KF: I intended for the terrorism in the story to be abstracted from the realities of terrorism in our world. This was why I wanted there to be no identified or even implied perpetrator of the threats and eventual bombing. I don’t know who did it, and I don’t want to know. I think of this violence as more akin to a meteorological event than a deliberate act by people with an ideological agenda. It’s like how after 9/11 the government created that color-coded threat barometer or whatever you call it, forecasting the probability of terrorism the way we forecast the probability of rain. The characters in the story regard the bomb threats with the equanimity and resignation with which we might discuss the possible occurrence of an extreme weather event. It’s like how schools now have “active shooter” drills, as we had tornado drills when I was growing up in Iowa. No meaningful solutions are attempted from the top down, and thus we are forced to accept the threat as a fact of our daily lives, inexorable as weather.

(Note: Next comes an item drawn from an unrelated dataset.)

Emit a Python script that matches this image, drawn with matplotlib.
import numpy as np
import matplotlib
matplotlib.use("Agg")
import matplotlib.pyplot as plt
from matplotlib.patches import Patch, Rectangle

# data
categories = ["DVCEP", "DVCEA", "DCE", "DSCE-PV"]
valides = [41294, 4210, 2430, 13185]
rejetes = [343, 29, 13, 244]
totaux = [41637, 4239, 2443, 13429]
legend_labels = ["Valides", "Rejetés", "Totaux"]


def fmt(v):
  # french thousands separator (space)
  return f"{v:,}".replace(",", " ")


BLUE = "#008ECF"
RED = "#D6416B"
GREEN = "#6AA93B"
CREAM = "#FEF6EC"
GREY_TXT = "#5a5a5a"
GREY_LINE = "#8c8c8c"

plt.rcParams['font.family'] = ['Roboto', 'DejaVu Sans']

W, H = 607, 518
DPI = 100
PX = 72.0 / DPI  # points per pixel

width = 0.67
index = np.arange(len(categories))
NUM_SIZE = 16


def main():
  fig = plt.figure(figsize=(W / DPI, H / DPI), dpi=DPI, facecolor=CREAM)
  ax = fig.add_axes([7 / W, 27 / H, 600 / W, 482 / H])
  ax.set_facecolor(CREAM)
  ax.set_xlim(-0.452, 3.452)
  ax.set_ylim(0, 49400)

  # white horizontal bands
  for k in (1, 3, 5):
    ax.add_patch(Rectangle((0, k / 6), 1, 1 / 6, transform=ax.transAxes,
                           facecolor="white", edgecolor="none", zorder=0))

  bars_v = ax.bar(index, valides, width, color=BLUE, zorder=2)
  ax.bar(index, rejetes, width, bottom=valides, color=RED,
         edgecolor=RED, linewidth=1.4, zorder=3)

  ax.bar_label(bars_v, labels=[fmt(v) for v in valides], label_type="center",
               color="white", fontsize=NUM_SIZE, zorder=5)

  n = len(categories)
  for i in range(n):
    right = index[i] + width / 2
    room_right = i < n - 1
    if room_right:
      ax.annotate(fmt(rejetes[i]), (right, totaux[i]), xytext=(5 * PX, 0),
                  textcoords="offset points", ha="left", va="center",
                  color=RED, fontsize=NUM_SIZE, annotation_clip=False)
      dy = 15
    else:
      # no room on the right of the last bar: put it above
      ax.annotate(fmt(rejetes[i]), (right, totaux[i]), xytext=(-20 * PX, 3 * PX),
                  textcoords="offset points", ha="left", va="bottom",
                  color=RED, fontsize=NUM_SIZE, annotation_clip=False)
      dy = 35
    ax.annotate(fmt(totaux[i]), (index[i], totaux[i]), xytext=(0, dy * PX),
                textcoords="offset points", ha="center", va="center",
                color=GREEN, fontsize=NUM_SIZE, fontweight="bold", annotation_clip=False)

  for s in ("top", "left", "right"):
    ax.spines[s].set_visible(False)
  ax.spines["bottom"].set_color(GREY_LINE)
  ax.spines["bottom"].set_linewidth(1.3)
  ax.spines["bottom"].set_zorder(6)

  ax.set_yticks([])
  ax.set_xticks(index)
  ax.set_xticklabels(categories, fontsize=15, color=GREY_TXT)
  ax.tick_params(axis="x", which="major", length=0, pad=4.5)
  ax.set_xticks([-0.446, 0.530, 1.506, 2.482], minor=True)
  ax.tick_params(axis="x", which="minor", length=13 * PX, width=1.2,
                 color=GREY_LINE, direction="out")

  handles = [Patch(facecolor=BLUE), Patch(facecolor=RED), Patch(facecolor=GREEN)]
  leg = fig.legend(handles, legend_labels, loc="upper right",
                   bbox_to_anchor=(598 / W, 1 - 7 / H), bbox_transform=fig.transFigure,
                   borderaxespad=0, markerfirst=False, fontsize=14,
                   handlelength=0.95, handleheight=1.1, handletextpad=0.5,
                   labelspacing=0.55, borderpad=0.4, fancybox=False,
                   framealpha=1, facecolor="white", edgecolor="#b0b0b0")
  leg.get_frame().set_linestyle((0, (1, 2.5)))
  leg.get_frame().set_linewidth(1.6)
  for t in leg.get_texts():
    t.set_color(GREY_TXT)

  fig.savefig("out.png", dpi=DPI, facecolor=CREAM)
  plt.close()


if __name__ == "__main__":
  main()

KF: Confession: when we first accepted your story there were a lot of otter GIFs circulating around the office. Beyond the cuteness factor, otters feel maternal in a way that seems particularly human. I’m wondering if you tried other animals or if otter-ness was intrinsic to the story. And did you know anything about them before writing.
KF: It had to be otters. The otters were the inspiration and nucleus of the story, as explained above. And yes, otters are very cute, they hold hands, etc. But they are also monstrous, like all animals, and particularly humans. It is documented that otters routinely, for example, rape baby seals to death, practice necrophilia, kidnap pups from their mothers and hold them hostage for a ransom of food, etc. So, it’s kind of a joke how Roe fetishizes the pups in a way that is totally unprofessional and potentially harmful to them. She has an idealized fantasy of otters, with no awareness of what they’re actually like. She sees only her own projection, which represents another failure to truly connect with something outside of herself.
KF: What are you working on now?
KF: I’m writing a novel about a fictional technology that allows people to outsource their emotional labor to actors called “scrims.” Also, about a Palo Alto startup that sells AI prosthetic limbs which, of course, eventually stage a violent rebellion. The book is in some ways thematically similar to this story, though it demonstrates how my writing has gotten progressively weirder.
KF: What is the best bit of advice about writing you have ever received?
KF: On a craft level, minimizing participles to the extreme, especially in dialogue, as well as limiting the use of fancy verbs in dialogue tags. Like, no “I would like to buy a new succulent today,” she declared, listening as a dog barked in the distance. “Didn’t we just buy you a new succulent last week?” he inquired, making himself a grilled cheese sandwich. “Yes, but I have already grown bored with last week’s succulent,” she attested, unfurling her yoga mat. Also, eliminating the word “just” wherever possible. Unchecked, I’m a “just” fiend. Regarding publishing, everything I was told related to forming a thick skin and, in the words of my MFA thesis advisor, “throwing a lot of pennies in a lot of wells.” The advice to submit a story to ten journals at a time. To expect to be rejected by most (very likely, all) of them. To encourage the wound of rejection to seal itself back up the way the body of the bad terminator in Terminator 2 (the T-1000) immediately gels back to perfect wholeness after being shot or cleaved in half or whatever. And then to submit the same story to ten more journals. BUT, before even thinking about getting it published, to continue revising or letting a piece of writing sit for awhile, until you are absolutely sure it’s ready to go out (as I failed to do, initially, with this story). Overall, to cultivate a healthy balance of patience, ambition, humility and tenacity.